In the spirit of New Year we thought it was a good idea to give a little insight into how hubski works and what our plans for the technical future of hubski are.
First a little history of hubski's codebase. As mk said in his State Of Hubski we started out as a clone of Hacker News which is written in Arc Lisp, Paul Graham's experimental lisp dialect. HN is a rather focused side-project with design and code decisions made for specific ends for the hacker community pg wants to see: from the text-centric, process-list-esque design to a highly simplified markdown implementation. This is the what hubski has been built on, or hacked on in some cases.
One of the main issues that comes from this is that very few other people actively work on or with Arc. There are very few libraries written in arc so that means if we want to interface with most other software we need to write our own client library. The other option is to just code it ourselves, but most of what we write would pale in comparison to other software which have had a ton of time put into them by brilliant communities.
How things work currently
When you first connect to hubski you hit nginx which handles much of our static content as well as cached content. If you aren't logged in nginx will check a redis server to see if that url has been cached, otherwise it passes it on to the application which is a monolithic app which handles everything.
All of our data is stored in files each of which is just an s-expressions What the app does is it loads some to all of the posts and comments into memory in a hashtable. At the point we're at now we can't load the entirety of our data into memory due to issues with RAM size and expensive function calls. A lot of functions - such as detecting duplicate posts when submitting, searching, or retrieving feeds - are basically map calls across this entire working set. In addition to this our working set is a bit of a memory leak because it doesn't have a way to manage its size so it just keeps growing until the we reset the app (which we do fairly often).
Plans for the future
There are a lot of things that we would like to do - things that have been asked for by the community. Ideally we would have a system setup that automatically scales to deal with traffic and that makes adding services and features in any language relatively simple.

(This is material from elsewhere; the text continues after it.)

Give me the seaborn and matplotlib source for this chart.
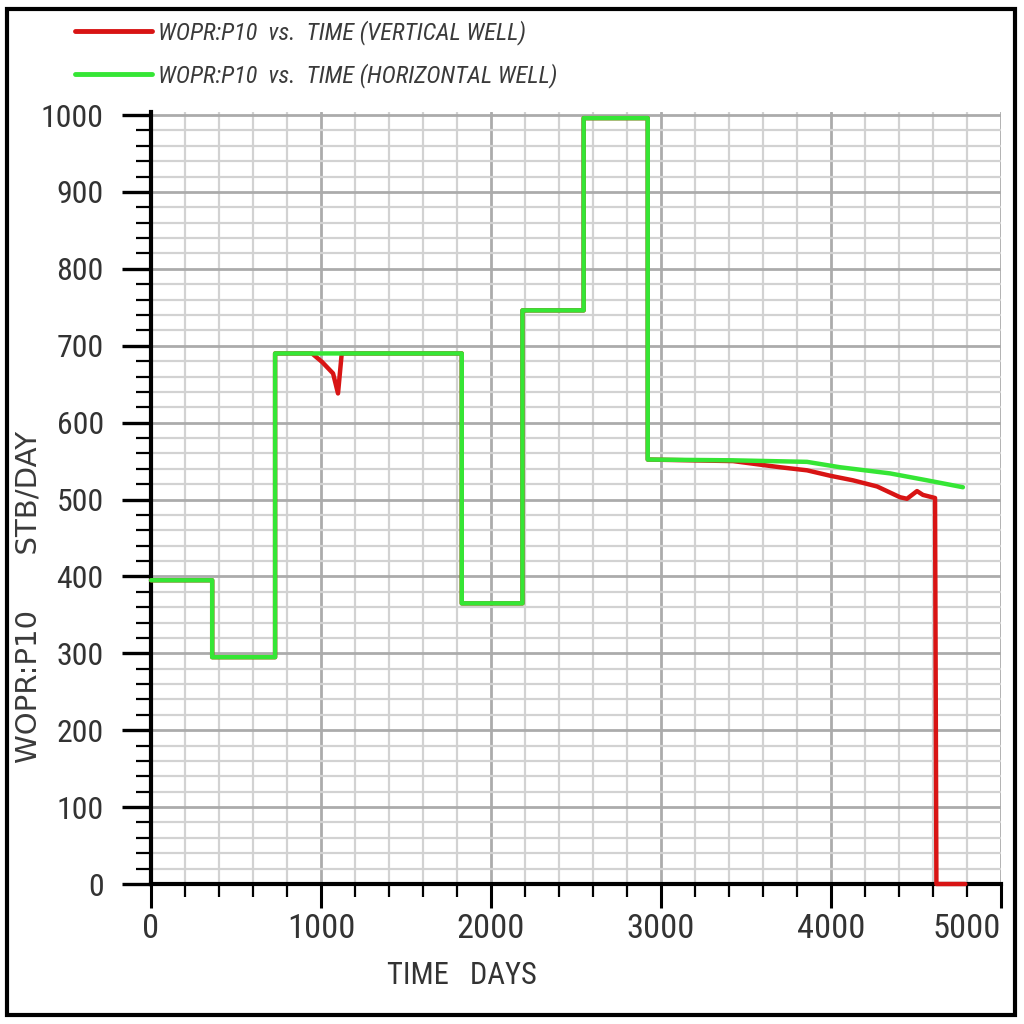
import os
import matplotlib
matplotlib.use("Agg")
import matplotlib.pyplot as plt
import seaborn as sns
from matplotlib import font_manager
from matplotlib.font_manager import FontProperties
from matplotlib.ticker import MultipleLocator
from matplotlib.patches import Rectangle

# data
vert_days = [0, 360, 360, 730, 730, 947, 1006, 1071, 1100, 1122, 1828, 1828, 2185, 2185, 2545, 2545,
             2922, 2922, 3424, 3700, 3859, 3994, 4129, 4271, 4406, 4447, 4506, 4541, 4612, 4620, 4790]
vert_rate = [395, 395, 295, 295, 690, 690, 679, 664, 638, 690, 690, 365, 365, 746, 746, 996,
             996, 552, 550, 542, 538, 531, 525, 517, 503, 501, 511, 506, 502, 0, 0]

horz_days = [0, 360, 360, 730, 730, 1828, 1828, 2185, 2185, 2545, 2545, 2922, 2922,
             3424, 3859, 4053, 4347, 4565, 4776]
horz_rate = [395, 395, 295, 295, 690, 690, 365, 365, 746, 746, 996, 996, 552,
             551, 549, 542, 534, 525, 516]

label_vert = "WOPR:P10  vs.  TIME (VERTICAL WELL)"
label_horz = "WOPR:P10  vs.  TIME (HORIZONTAL WELL)"
y_ticks = list(range(0, 1001, 100))
x_ticks = [0, 1000, 2000, 3000, 4000, 5000]

sns.set_theme(style="white")
plt.rcParams["font.family"] = ["Liberation Sans", "DejaVu Sans"]

# look for a narrow / condensed face, the original uses a tall thin font
def pick(candidates):
    files = {os.path.basename(f.fname): f.fname for f in font_manager.fontManager.ttflist}
    for c in candidates:
        if c in files:
            return files[c]
    return None

reg_file = pick(["LiberationSansNarrow-Regular.ttf", "RobotoCondensed-Regular.ttf",
                 "DejaVuSansCondensed.ttf"])
ita_file = pick(["LiberationSansNarrow-Italic.ttf", "RobotoCondensed-Italic.ttf",
                 "DejaVuSansCondensed-Oblique.ttf"])
fp_reg = FontProperties(fname=reg_file) if reg_file else FontProperties(family="Liberation Sans")
fp_ita = FontProperties(fname=ita_file) if ita_file else FontProperties(family="Liberation Sans",
                                                                          style="italic")

fig = plt.figure(figsize=(10.24, 10.24), dpi=100)
renderer = fig.canvas.get_renderer()


def fit(s, target_px, fp):
    # font size that makes text s about target_px wide
    f = fp.copy()
    f.set_size(20)
    t = fig.text(0, 0, s, fontproperties=f)
    w = t.get_window_extent(renderer).width
    t.remove()
    return 20 * target_px / w


def sized(fp, size):
    f = fp.copy()
    f.set_size(size)
    return f


ax = fig.add_axes([151 / 1024, 1 - 884 / 1024, 850 / 1024, 772 / 1024])

sns.lineplot(x=vert_days, y=vert_rate, ax=ax, color="#d81414", linewidth=3.2,
             estimator=None, sort=False, label=label_vert, zorder=3, clip_on=False)
sns.lineplot(x=horz_days, y=horz_rate, ax=ax, color="#35e635", linewidth=3.2,
             estimator=None, sort=False, label=label_horz, zorder=3, clip_on=False)

ax.set_xlim(0, 5000)
ax.set_ylim(0, 1004)

ytick_fp = sized(fp_reg, fit("1000", 63, fp_reg))
xtick_fp = sized(fp_reg, fit("1000", 68, fp_reg))
ax.set_yticks(y_ticks, labels=[str(v) for v in y_ticks], fontproperties=ytick_fp, color="#333333")
ax.set_xticks(x_ticks, labels=[str(v) for v in x_ticks], fontproperties=xtick_fp, color="#333333")
ax.get_xticklabels()[-1].set_horizontalalignment("right")
ax.xaxis.set_minor_locator(MultipleLocator(200))
ax.yaxis.set_minor_locator(MultipleLocator(20))

# grid
ax.grid(which="minor", color="#d2d2d2", linewidth=1.6)
ax.grid(which="major", color="#ababab", linewidth=2.0)
ax.set_axisbelow(True)

for s in ["top", "right"]:
    ax.spines[s].set_visible(False)
for s in ["left", "bottom"]:
    ax.spines[s].set_color("black")
    ax.spines[s].set_linewidth(3)

ax.tick_params(axis="y", which="major", direction="out", length=21, width=2.4,
               color="black", pad=13, left=True)
ax.tick_params(axis="y", which="minor", direction="out", length=11, width=1.6,
               color="black", left=True)
ax.tick_params(axis="x", which="major", direction="out", length=17, width=2.2,
               color="black", pad=4, bottom=True)
ax.tick_params(axis="x", which="minor", direction="out", length=9, width=1.6,
               color="black", bottom=True)

# axis titles
xlab = "TIME   DAYS"
fig.text(462 / 1024, 1 - 976 / 1024, xlab, ha="center", va="center", color="#333333",
         fontproperties=sized(fp_reg, fit(xlab, 150, fp_reg)))
ylab = "WOPR:P10      STB/DAY"
fig.text(29 / 1024, 1 - 597 / 1024, ylab, ha="center", va="center", rotation=90,
         color="#3a3a3a", family="DejaVu Sans", fontsize=21)

# legend on top
leg_size = fit(label_vert, 367, fp_ita)
spx = leg_size * 100 / 72
leg = ax.legend(loc="upper left",
                bbox_to_anchor=(75 / 1024, 1 - (35 - 0.6 * spx) / 1024),
                bbox_transform=fig.transFigure, frameon=False, borderpad=0,
                borderaxespad=0, handlelength=77 / spx, handletextpad=6 / spx,
                labelspacing=max(0.1, (47 - 1.2 * spx) / spx),
                prop=sized(fp_ita, leg_size))
for t in leg.get_texts():
    t.set_color("#3a3a3a")
for h in leg.legend_handles:
    h.set_linewidth(3.5)

# outer frame
fig.patches.append(Rectangle((7 / 1024, 9 / 1024), 1008 / 1024, 1006 / 1024,
                             transform=fig.transFigure, fill=False,
                             edgecolor="black", linewidth=3))

fig.savefig("out.png", dpi=100, facecolor="white")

One of the first steps is going to be to give hubski a proper database. Separating the database from the hubski app will be a big step towards being able to add other services. As an example this will allow us to more easily integrate mature search solutions to hubski such as Elasticsearch or Solr Right now every post has a list of words which search as its search text and we map through our working set. This of course limits us to search through only what we can store in memory which is unfortunate.
The next step will be to make hubski horizontally scalable, i.e. allow us to run multiple copies of hubski and load balance between them. One of the things that this will allow us to do is run different versions of hubski at the same (like have a beta version that beta testers can use).
What this all means
Hopefully this will give some idea of the hurdles we face when developing hubski. The ultimate goal of our work will be to make hubski's code into as much of a fertile soil as hubski is. My dream is this:
1. Have hubski run and scale on its own while having the ability to add functions and services on the fly with a plug-and-play simplicity.
2. Have a development environment which can be set up in a short amount of time so open source developers can help develop hubski or just hack away on their own.
3. Have an nice RESTful API for people who want to build things with and for hubski.
There will be a lot of questions to answer along the way such as what is an appropriate API policy to allow people to be creative (and we have a very creative community) while maintaining a long-term healthy relationship with people who choose to use it and what parts of hubski would we want to open source with what license. At the end of it all I do think that we will be in a much better place. Even for those of you who have no interest in the technical details behind hubski we will, for instance, be able to better respond to your feedback.
I'm excited for the future of hubski and I keep this goal in mind whenever I'm working. We have a lot of potential as a community and I firmly believe this will give us a firm foundation.
Thanks not only for taking the time to make Hubski a better place through constructing it, but for taking the time to be transparent about it too!
Awww yiss. I think quite a bit of people have been waiting for this. Overall, this sounds like a great plan. I'm not sure how much back-end work is required for hubski (sounds like a lot), but this should certainly reduce the amount of maintenance work required, right? Which would then lead to more development for user-faced features.3. Have an nice RESTful API for people who want to build things with and for hubski.
Thanks for the insight! Since being new here, it helps me to understand the platform better. What I def can say is, way more transparent and lighter overview than in Reddit. Kudos and keep it up!
Thanks for the insight! Since being new here, it helps me to understand the platform better. What I def can say is, way more transparent and lighter overview than in Reddit.
We'll probably go with Mongdodb, mainly because there is a client library written in Racket. Arc is kinda built on Racket (technically I believe it was originally written on top of mzscheme but we use racket to run it now) so we should be able to cross define the client library into Arc and use it. Aside from that the considerations that I made were that it needs to be schema-less (we like to play around a lot, add new features) and scalable from one server to n (things like Cassandradb typically require a minimum of 3 servers to start).What type of database are you considering?
mk on advertising, last year. Anyone know how close we are, cost-wise, to needing to implement any sort of subscription system?
This is great news! as a small time developer and a new member (by the way, I love the site so far!) I would love to see these additions.